We all like a superfluity of grandiose verbiage. There’s no need to say “superfluity of grandiose verbiage” when I could just say “too many big words”, but I did it and I’ll do it again. So when I read that Lou Sanders’ Excuse Me, You’re Sitting On My Penis Again is “substantively light on penises, and any sitting thereon” I thought I was going to enjoy the work of Matthew Sharpe.

And for the most part I did. When he explains that Sanders tends to laugh at her own jokes, it is generous and considered of Sharpe to write that “It does add to her affable charm, but it also undermines the fluency of her storytelling”. Also I like the description of her “minxy, bashful stage persona”. And when he tells us that Phil Jerrod “segues smoothly between musings, offering amusing perspectives on murder”, the slippery alliteration is enough to send a tingle up the spine of all but the most implacable stuffed toy reviewer-reviewer, would that we had spines.

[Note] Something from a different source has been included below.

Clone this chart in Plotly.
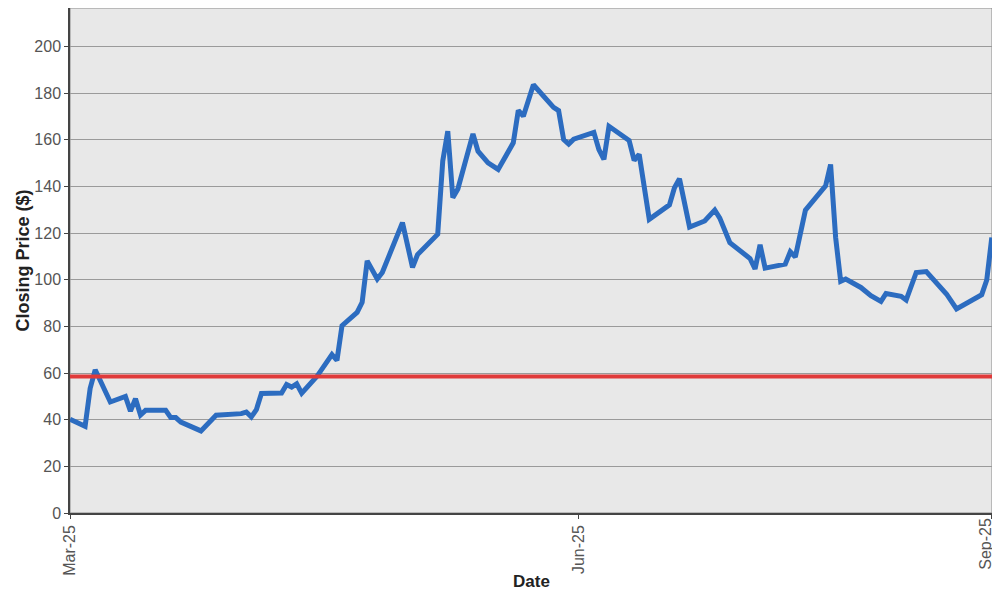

The thing with Sharpe is that reading one review gives the impression of an assured, urbane and articulate reviewer. But when you read all of them you realise that most of the time he’s just showing off. This is fine so long as we can all understand him, but sometimes it’s just trowelled on a bit thick: Jerrod’s show is “ultimately lacking the chuckle-rate that transcends the saturated market of technophobic satire”. Nish Kumar “relishes the chance to deconstruct his hypothetical opponent’s rebuttal”. Beard “earnestly elevate bare sketches to the point where you get the sense that they’re reluctantly performing someone else’s material”. Big words are necessary sometimes for big concepts. But Sharpe is trying to describe straightforward ideas here and bashing everything but the nail on the head.

There are potted (and unintelligible) breakdowns of comedy genres as if Sharpe is establishing from the beginning of each review his absolute mastery of each concept. “Anecdotal comedy has a tendency to bring the exaggerated set-piece moments to the fore and leave the unshowy minutiae by the wayside,” he asserts for Diane Spencer. “Surreal humour, at its best, can dance the line between logic and farce, keeping audiences guessing as it subverts causal reasoning,” he tells us before picking bits out of Beard. During Eric Meat Has No Proof, Only Memories of Pasta he takes the opportunity to tell us what absurdist humour is, too.

The tipping point for me was in saying that Jenny Bede’s material is “never original enough to derive genuine regalement”. Regalement has not been used, as either a proper or improper noun, for about 300 years, and it does nothing here but sit like a stinking Georgian aristocrat in a rotten borough. Then he tells us that Ali Brice’s audience is “more participatory than spectatory”. Spectatory is not a word and never will be, unless it’s used to describe the sort of person who reads the Spectator.

If Matthew Sharpe has any sense he’ll stop being quite so clever.